Ultrasound propagation in glasses in the metastable immiscibility region of the sodium borosilicate system

TLDR: In this paper, the authors measured the ultrasound wave velocity and attenuation in a series of quenched and heat-treated Na2O-B2O3SiO2 glasses and found that the attenuation of both longitudinal and shear waves below room temperature is dominated by a broad and intense loss peak.

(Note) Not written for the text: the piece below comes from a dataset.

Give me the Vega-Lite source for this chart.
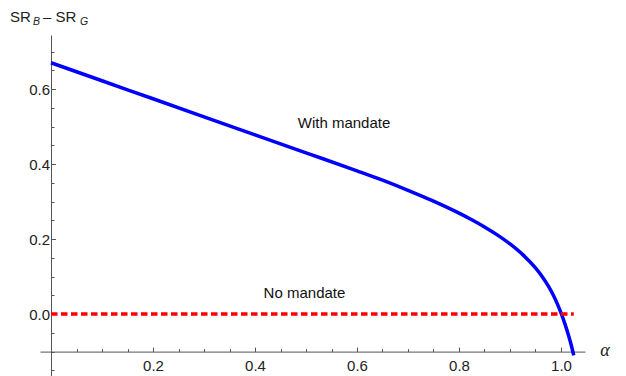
{
  "$schema": "https://vega.github.io/schema/vega-lite/v6.json",
  "width": 545,
  "height": 341,
  "autosize": {"type": "none"},
  "padding": {"left": 40, "top": 35, "right": 41, "bottom": 0},
  "config": {"view": {"stroke": null}, "font": "Liberation Sans"},
  "datasets": {
    "curve": [
      {"alpha": 0, "value": 0.670},
      {"alpha": 0.1, "value": 0.622},
      {"alpha": 0.2, "value": 0.574},
      {"alpha": 0.3, "value": 0.526},
      {"alpha": 0.4, "value": 0.478},
      {"alpha": 0.5, "value": 0.430},
      {"alpha": 0.6, "value": 0.382},
      {"alpha": 0.65, "value": 0.357},
      {"alpha": 0.7, "value": 0.330},
      {"alpha": 0.75, "value": 0.301},
      {"alpha": 0.8, "value": 0.269},
      {"alpha": 0.825, "value": 0.2515},
      {"alpha": 0.85, "value": 0.2325},
      {"alpha": 0.875, "value": 0.2113},
      {"alpha": 0.9, "value": 0.1870},
      {"alpha": 0.925, "value": 0.1585},
      {"alpha": 0.95, "value": 0.1230},
      {"alpha": 0.965, "value": 0.0963},
      {"alpha": 0.975, "value": 0.0751},
      {"alpha": 0.985, "value": 0.0501},
      {"alpha": 0.993, "value": 0.0265},
      {"alpha": 1.0, "value": 0.003},
      {"alpha": 1.008, "value": -0.0274},
      {"alpha": 1.016, "value": -0.0626},
      {"alpha": 1.021, "value": -0.0876},
      {"alpha": 1.025, "value": -0.110}
    ],
    "nomandate": [
      {"alpha": 0, "value": 0},
      {"alpha": 1.025, "value": 0}
    ]
  },
  "layer": [
    {
      "data": {"name": "curve"},
      "mark": {"type": "line", "color": "#0000FF", "strokeWidth": 3.5, "interpolate": "monotone"},
      "encoding": {
        "x": {
          "field": "alpha", "type": "quantitative",
          "scale": {"domain": [-0.02157, 1.04706], "nice": false, "zero": false},
          "axis": {
            "title": null, "orient": "bottom", "offset": -24.4, "grid": false, "tickCount": 200,
            "values": [0.05, 0.1, 0.15, 0.2, 0.25, 0.3, 0.35, 0.4, 0.45, 0.5, 0.55, 0.6, 0.65, 0.7, 0.75, 0.8, 0.85, 0.9, 0.95, 1.0],
            "labelExpr": "abs(datum.value*5 - round(datum.value*5)) < 0.001 ? format(datum.value, '.1f') : ''",
            "tickSize": {"condition": {"test": "abs(datum.value*5 - round(datum.value*5)) < 0.001", "value": -4.5}, "value": -3},
            "domainColor": "#555", "tickColor": "#555", "labelColor": "#222",
            "labelFontSize": 15, "labelPadding": 11, "labelFlush": false, "labelOverlap": false,
            "domainWidth": 1, "tickWidth": 1
          }
        },
        "y": {
          "field": "value", "type": "quantitative",
          "scale": {"domain": [-0.165, 0.744], "nice": false, "zero": false},
          "axis": {
            "title": null, "orient": "left", "offset": -11, "grid": false, "tickCount": 200,
            "values": [-0.15, -0.1, -0.05, 0, 0.05, 0.1, 0.15, 0.2, 0.25, 0.3, 0.35, 0.4, 0.45, 0.5, 0.55, 0.6, 0.65, 0.7],
            "labelExpr": "(datum.value >= 0 && abs(datum.value*5 - round(datum.value*5)) < 0.001) ? format(datum.value, '.1f') : ''",
            "tickSize": {"condition": {"test": "abs(datum.value*5 - round(datum.value*5)) < 0.001", "value": -4.5}, "value": -3},
            "domainColor": "#555", "tickColor": "#555", "labelColor": "#222",
            "labelFontSize": 15, "labelPadding": 6, "labelFlush": false, "labelOverlap": false,
            "domainWidth": 1, "tickWidth": 1
          }
        }
      }
    },
    {
      "data": {"name": "nomandate"},
      "mark": {"type": "line", "color": "#FF0000", "strokeWidth": 3.5, "strokeDash": [6.5, 3.5]},
      "encoding": {
        "x": {"field": "alpha", "type": "quantitative"},
        "y": {"field": "value", "type": "quantitative"}
      }
    },
    {
      "data": {"values": [{}]},
      "mark": {"type": "text", "text": "With mandate", "fontSize": 15, "align": "center", "baseline": "alphabetic", "color": "#111"},
      "encoding": {"x": {"datum": 0.5745}, "y": {"datum": 0.496}}
    },
    {
      "data": {"values": [{}]},
      "mark": {"type": "text", "text": "No mandate", "fontSize": 15, "align": "center", "baseline": "alphabetic", "color": "#111"},
      "encoding": {"x": {"datum": 0.497}, "y": {"datum": 0.042}}
    },
    {
      "data": {"values": [{}]},
      "mark": {"type": "text", "text": "α", "font": "Liberation Serif", "fontStyle": "italic", "fontSize": 18, "align": "center", "baseline": "alphabetic", "color": "#222"},
      "encoding": {"x": {"datum": 1.0863}, "y": {"datum": -0.1117}}
    },
    {
      "data": {"values": [{}]},
      "mark": {"type": "text", "text": "SR", "fontSize": 15, "align": "left", "baseline": "alphabetic", "color": "#222"},
      "encoding": {"x": {"datum": -0.0804}, "y": {"datum": 0.7779}}
    },
    {
      "data": {"values": [{}]},
      "mark": {"type": "text", "text": "B", "fontSize": 10.5, "fontStyle": "italic", "align": "left", "baseline": "alphabetic", "color": "#222"},
      "encoding": {"x": {"datum": -0.0353}, "y": {"datum": 0.7707}}
    },
    {
      "data": {"values": [{}]},
      "mark": {"type": "text", "text": "– SR", "fontSize": 15, "align": "left", "baseline": "alphabetic", "color": "#222"},
      "encoding": {"x": {"datum": -0.0157}, "y": {"datum": 0.7779}}
    },
    {
      "data": {"values": [{}]},
      "mark": {"type": "text", "text": "G", "fontSize": 10.5, "fontStyle": "italic", "align": "left", "baseline": "alphabetic", "color": "#222"},
      "encoding": {"x": {"datum": 0.0569}, "y": {"datum": 0.7707}}
    }
  ]
}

Abstract: Measurements of ultrasound wave velocity and attenuation have been made between 1.3 K and 400 K in a series of both quenched and heat-treated Na2OB2O3SiO2 glasses. As in many other inorganic glasses, the ultrasound attenuation of both longitudinal and shear waves below room temperature is dominated by a broad and intense loss peak; the height and temperature of the peak maximum are frequency sensitive. The loss peak characteristics are consistent with a structural relaxation mechanism with a distribution of activation energies and this model is used to analyse the data. The features of the acoustic loss peak and also the absolute value and temperature coefficient of ultrasound velocity are strongly dependent on the total Na2O network modifier content of the glasses. The ultrasound wave propagation is also affected by phase-separation inducing heat treatment: a steady rise in the height of the acoustic loss peak and an upward shift in the peak temperature takes place with increasing time of heat treatment at 550°C, a finding which suggests that structural rearrangements are still occurring in the individual glassy phases even after long periods of heat treatment. It is proposed that heat treatment causes migration of Na+ ions away from BOB bonds in the B2O3 rich phase.